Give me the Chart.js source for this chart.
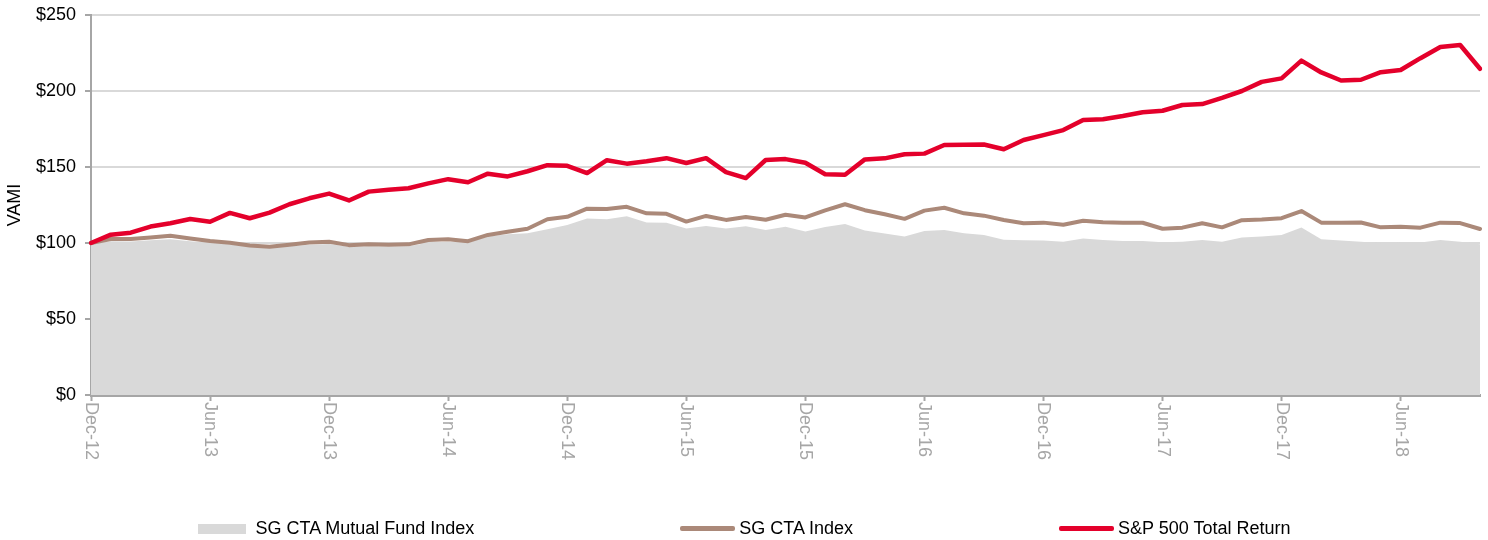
<!DOCTYPE html>
<html>
<head>
<meta charset="utf-8">
<script src="https://cdn.jsdelivr.net/npm/chart.js@4.4.1/dist/chart.umd.min.js"></script>
<style>
body{margin:0;background:#fff;font-family:"Liberation Sans",Arial,sans-serif;}
#wrap{position:relative;width:1488px;height:540px;}
#legend{position:absolute;left:0;top:518px;width:1488px;display:flex;justify-content:center;gap:206px;font-size:18px;color:#000;}
.item{display:flex;align-items:center;}
.box{width:48px;height:10px;margin-right:10px;}
.line{width:55px;height:5px;margin-right:4px;border-radius:2px;}
</style>
</head>
<body>
<div id="wrap">
  <canvas id="myChart" width="1488" height="540"></canvas>
  <div id="legend"></div>
</div>
<script>
// monthly, Dec-12 .. Oct-18
const monthNames = ['Jan','Feb','Mar','Apr','May','Jun','Jul','Aug','Sep','Oct','Nov','Dec'];
const months = ['Dec-12'];
for (let y = 13; y <= 18; y++) {
  for (let m = 0; m < 12; m++) {
    if (y === 18 && m > 9) break;
    months.push(monthNames[m] + '-' + y);
  }
}

const mutualFund = [100,101.2,101,101.8,102.5,101.2,100,99.2,97.6,96.8,97.8,98.9,99.3,97.6,97.9,97.7,97.9,100.2,100.8,100.3,
  104.2,105.8,106.4,109,111.8,116.2,115.6,117.6,113.5,113.3,109.6,111.2,109.6,111.1,108.6,110.7,107.5,110.6,112.5,108.2,
  106.3,104.2,107.9,108.6,106.4,105.3,102.1,101.8,101.6,100.9,102.9,102,101.3,101.3,100.5,100.9,102,100.9,103.7,104.2,
  105.3,110.2,102.4,101.6,100.9,99.9,100.4,100.4,102,100.9,99.2];

const sgCta = [100,102.6,102.6,103.6,104.7,102.9,101.3,100.2,98.4,97.5,98.8,100.3,100.8,98.6,99.1,98.8,99.1,102,102.5,101.2,
  105.3,107.4,109.4,115.6,117.2,122.6,122.3,123.8,119.5,119.2,114.1,117.8,115.2,117.1,115.3,118.6,116.8,121.5,125.5,121.6,
  118.9,115.9,121.3,123.2,119.5,118,115.1,113,113.4,112,114.6,113.6,113.4,113.3,109.4,110.1,113,110.3,115,115.5,
  116.3,121,113.4,113.3,113.5,110.3,110.7,110.1,113.4,113.1,109.2];

const sp500 = [100,105.5,106.8,110.8,113,115.8,114,119.8,116.3,120,125.5,129.4,132.5,128,133.8,135,136,139.2,142,140,
  145.6,143.8,147.2,151.2,150.8,146,154.5,152.2,153.8,155.8,152.6,155.8,146.6,142.7,154.6,155.2,152.8,145.2,144.9,155,
  155.7,158.4,158.8,164.5,164.6,164.8,161.7,167.8,171,174.3,181,181.4,183.5,186,187,190.8,191.4,195.5,200,206,
  208.3,220,212.2,206.9,207.4,212.4,213.8,221.6,229,230.3,214.6];

const yTicks = [0, 50, 100, 150, 200, 250];

Chart.defaults.font.family = '"Liberation Sans", Arial, sans-serif';
Chart.defaults.font.size = 18;

// x labels read top-to-bottom, so draw them ourselves
const xLabels = {
  id: 'xLabels',
  afterDraw(chart) {
    const x = chart.scales.x;
    const c = chart.ctx;
    c.save();
    c.font = '18px "Liberation Sans", Arial, sans-serif';
    c.fillStyle = '#a6a6a6';
    c.textAlign = 'left';
    c.textBaseline = 'middle';
    months.forEach((m, i) => {
      if (i % 6 !== 0) return;
      c.save();
      c.translate(x.getPixelForValue(i), x.top + 7);
      c.rotate(Math.PI / 2);
      c.fillText(m, 0, 0);
      c.restore();
    });
    c.restore();
  }
};

const myChart = new Chart(document.getElementById('myChart'), {
  type: 'line',
  data: {
    labels: months,
    datasets: [
      {label: 'SG CTA Mutual Fund Index', data: mutualFund, fill: 'origin', backgroundColor: '#d9d9d9',
       borderColor: '#d9d9d9', borderWidth: 0, pointRadius: 0, order: 3},
      {label: 'SG CTA Index', data: sgCta, borderColor: '#ab8979', borderWidth: 4, pointRadius: 0,
       borderJoinStyle: 'round', borderCapStyle: 'round', fill: false, order: 2},
      {label: 'S&P 500 Total Return', data: sp500, borderColor: '#e4002b', borderWidth: 4.5, pointRadius: 0,
       borderJoinStyle: 'round', borderCapStyle: 'round', fill: false, order: 1}
    ]
  },
  options: {
    responsive: false,
    animation: false,
    layout: {padding: {top: 0, right: 8, bottom: 45, left: 0}},
    plugins: {legend: {display: false}, tooltip: {enabled: false}},
    scales: {
      x: {
        ticks: {display: false},
        grid: {
          drawOnChartArea: false, tickLength: 6, tickWidth: 2,
          tickColor: c => c.index % 6 === 0 ? '#a6a6a6' : 'rgba(0,0,0,0)'
        },
        border: {color: '#a6a6a6', width: 3},
        afterFit: s => { s.height = 100; }
      },
      y: {
        min: 0, max: 250,
        afterBuildTicks: s => { s.ticks = yTicks.map(v => ({value: v})); },
        ticks: {color: '#000', padding: 9, callback: v => '$' + v},
        grid: {color: '#d9d9d9', lineWidth: 2, tickLength: 6, tickColor: '#a6a6a6', tickWidth: 2},
        border: {color: '#a6a6a6', width: 2},
        title: {display: true, text: 'VAMI', color: '#000'},
        afterFit: s => { s.width = 91; s.paddingTop = 15; }
      }
    }
  },
  plugins: [xLabels]
});

// legend below the chart, built from the datasets
const legend = document.getElementById('legend');
myChart.data.datasets.forEach((ds, i) => {
  const item = document.createElement('div');
  item.className = 'item';
  const mark = document.createElement('span');
  mark.className = i === 0 ? 'box' : 'line';
  mark.style.background = i === 0 ? ds.backgroundColor : ds.borderColor;
  const txt = document.createElement('span');
  txt.textContent = ds.label;
  item.appendChild(mark);
  item.appendChild(txt);
  legend.appendChild(item);
});
</script>
</body>
</html>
※ ※ ※
## Problem to work on
All of the data above should be quoted exactly, except for the pictures.

## Reply
Give me the Chart.js source for this chart.
<!DOCTYPE html>
<html>
<head>
<meta charset="utf-8">
<script src="https://cdn.jsdelivr.net/npm/chart.js@4.4.1/dist/chart.umd.min.js"></script>
<style>
body{margin:0;background:#fff;font-family:"Liberation Sans",Arial,sans-serif;}
#wrap{position:relative;width:1488px;height:540px;}
#legend{position:absolute;left:0;top:518px;width:1488px;display:flex;justify-content:center;gap:206px;font-size:18px;color:#000;}
.item{display:flex;align-items:center;}
.box{width:48px;height:10px;margin-right:10px;}
.line{width:55px;height:5px;margin-right:4px;border-radius:2px;}
</style>
</head>
<body>
<div id="wrap">
  <canvas id="myChart" width="1488" height="540"></canvas>
  <div id="legend"></div>
</div>
<script>
// monthly, Dec-12 .. Oct-18
const monthNames = ['Jan','Feb','Mar','Apr','May','Jun','Jul','Aug','Sep','Oct','Nov','Dec'];
const months = ['Dec-12'];
for (let y = 13; y <= 18; y++) {
  for (let m = 0; m < 12; m++) {
    if (y === 18 && m > 9) break;
    months.push(monthNames[m] + '-' + y);
  }
}

const mutualFund = [100,101.2,101,101.8,102.5,101.2,100,99.2,97.6,96.8,97.8,98.9,99.3,97.6,97.9,97.7,97.9,100.2,100.8,100.3,
  104.2,105.8,106.4,109,111.8,116.2,115.6,117.6,113.5,113.3,109.6,111.2,109.6,111.1,108.6,110.7,107.5,110.6,112.5,108.2,
  106.3,104.2,107.9,108.6,106.4,105.3,102.1,101.8,101.6,100.9,102.9,102,101.3,101.3,100.5,100.9,102,100.9,103.7,104.2,
  105.3,110.2,102.4,101.6,100.9,99.9,100.4,100.4,102,100.9,99.2];

const sgCta = [100,102.6,102.6,103.6,104.7,102.9,101.3,100.2,98.4,97.5,98.8,100.3,100.8,98.6,99.1,98.8,99.1,102,102.5,101.2,
  105.3,107.4,109.4,115.6,117.2,122.6,122.3,123.8,119.5,119.2,114.1,117.8,115.2,117.1,115.3,118.6,116.8,121.5,125.5,121.6,
  118.9,115.9,121.3,123.2,119.5,118,115.1,113,113.4,112,114.6,113.6,113.4,113.3,109.4,110.1,113,110.3,115,115.5,
  116.3,121,113.4,113.3,113.5,110.3,110.7,110.1,113.4,113.1,109.2];

const sp500 = [100,105.5,106.8,110.8,113,115.8,114,119.8,116.3,120,125.5,129.4,132.5,128,133.8,135,136,139.2,142,140,
  145.6,143.8,147.2,151.2,150.8,146,154.5,152.2,153.8,155.8,152.6,155.8,146.6,142.7,154.6,155.2,152.8,145.2,144.9,155,
  155.7,158.4,158.8,164.5,164.6,164.8,161.7,167.8,171,174.3,181,181.4,183.5,186,187,190.8,191.4,195.5,200,206,
  208.3,220,212.2,206.9,207.4,212.4,213.8,221.6,229,230.3,214.6];

const yTicks = [0, 50, 100, 150, 200, 250];

Chart.defaults.font.family = '"Liberation Sans", Arial, sans-serif';
Chart.defaults.font.size = 18;

// x labels read top-to-bottom, so draw them ourselves
const xLabels = {
  id: 'xLabels',
  afterDraw(chart) {
    const x = chart.scales.x;
    const c = chart.ctx;
    c.save();
    c.font = '18px "Liberation Sans", Arial, sans-serif';
    c.fillStyle = '#a6a6a6';
    c.textAlign = 'left';
    c.textBaseline = 'middle';
    months.forEach((m, i) => {
      if (i % 6 !== 0) return;
      c.save();
      c.translate(x.getPixelForValue(i), x.top + 7);
      c.rotate(Math.PI / 2);
      c.fillText(m, 0, 0);
      c.restore();
    });
    c.restore();
  }
};

const myChart = new Chart(document.getElementById('myChart'), {
  type: 'line',
  data: {
    labels: months,
    datasets: [
      {label: 'SG CTA Mutual Fund Index', data: mutualFund, fill: 'origin', backgroundColor: '#d9d9d9',
       borderColor: '#d9d9d9', borderWidth: 0, pointRadius: 0, order: 3},
      {label: 'SG CTA Index', data: sgCta, borderColor: '#ab8979', borderWidth: 4, pointRadius: 0,
       borderJoinStyle: 'round', borderCapStyle: 'round', fill: false, order: 2},
      {label: 'S&P 500 Total Return', data: sp500, borderColor: '#e4002b', borderWidth: 4.5, pointRadius: 0,
       borderJoinStyle: 'round', borderCapStyle: 'round', fill: false, order: 1}
    ]
  },
  options: {
    responsive: false,
    animation: false,
    layout: {padding: {top: 0, right: 8, bottom: 45, left: 0}},
    plugins: {legend: {display: false}, tooltip: {enabled: false}},
    scales: {
      x: {
        ticks: {display: false},
        grid: {
          drawOnChartArea: false, tickLength: 6, tickWidth: 2,
          tickColor: c => c.index % 6 === 0 ? '#a6a6a6' : 'rgba(0,0,0,0)'
        },
        border: {color: '#a6a6a6', width: 3},
        afterFit: s => { s.height = 100; }
      },
      y: {
        min: 0, max: 250,
        afterBuildTicks: s => { s.ticks = yTicks.map(v => ({value: v})); },
        ticks: {color: '#000', padding: 9, callback: v => '$' + v},
        grid: {color: '#d9d9d9', lineWidth: 2, tickLength: 6, tickColor: '#a6a6a6', tickWidth: 2},
        border: {color: '#a6a6a6', width: 2},
        title: {display: true, text: 'VAMI', color: '#000'},
        afterFit: s => { s.width = 91; s.paddingTop = 15; }
      }
    }
  },
  plugins: [xLabels]
});

// legend below the chart, built from the datasets
const legend = document.getElementById('legend');
myChart.data.datasets.forEach((ds, i) => {
  const item = document.createElement('div');
  item.className = 'item';
  const mark = document.createElement('span');
  mark.className = i === 0 ? 'box' : 'line';
  mark.style.background = i === 0 ? ds.backgroundColor : ds.borderColor;
  const txt = document.createElement('span');
  txt.textContent = ds.label;
  item.appendChild(mark);
  item.appendChild(txt);
  legend.appendChild(item);
});
</script>
</body>
</html>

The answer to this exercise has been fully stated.